After having our book proposal and sample chapters turned down by about a dozen publishing houses the project is now morphing into The Jewish-American Marriage Oral History Project, an on-line archive of interviews of Jewish-American couples. These interviews and photographs show the diversity of the Jewish-American community. In future examiner.com articles I plan to publish some of these interviews.
There has been much discussion in the Jewish-American community about continuity, much of which has focused on education. But if parents work long hours to earn day school tuitions and have little time to spend with their children how does that help? My hunch is that the quality of Jewish marriages is an under-explored factor in Jewish continuity. As we say on the The Jewish-American Marriage Oral History Project’s home page:
Tribal membership and conjugal partnerships both offer emotionally salutary feelings of belonging. Are there any synergies when both life partners belong to the same tribe? Maybe, maybe not, but show us someone who is alienated and estranged from his or her tribe and odds are that his or her parents had an unhealthy and dysfunctional marriage. More specifically, children of Jewish parents who have strong, healthy marriages are more likely to develop positive Jewish identities.
What do healthy Jewish marriages look like? They are demographically diverse: religious and secular, gay and straight, urban/suburban and rural, monogamous and polyamorous, first marriages and second marriages, passionate couples and companionate couples, able bodied and disabled, teachers and techies, artists and professionals, Jews from birth and Jews by choice, native born and foreign born, parents and child-free by choice, parents of able-bodied children and parents of disabled children.
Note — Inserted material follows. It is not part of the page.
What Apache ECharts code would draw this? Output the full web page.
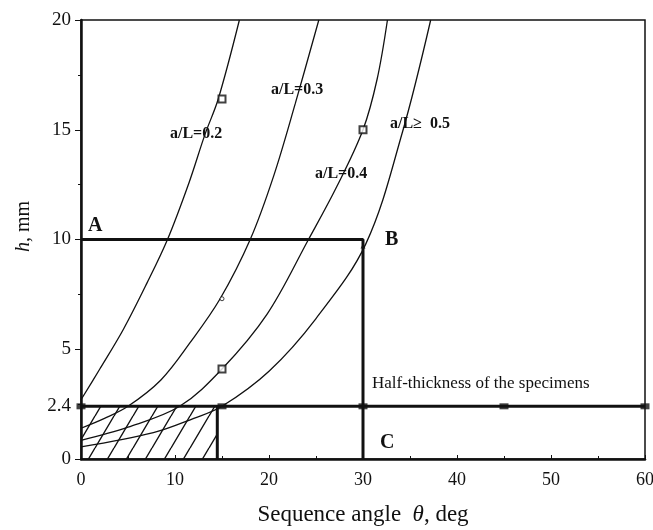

The Jewish-American Marriage Oral History Project will be a repository of interviews and photographs of Jewish-American couples; a selection of these will be published as “I Am My Beloved’s: Jewish-American Couples Talk About their Marriages” in the form of either a book, an e-book, and/or a website. “I Am My Beloved’s,” a work in progress, is a collection of interviews and photographs of Jewish-American couples that explores the intersection of each couple’s identities as a couple and as Jews. “I Am My Beloved’s” will include the voices and images of a wide range of couples reflecting the diversity of the Jewish-American community.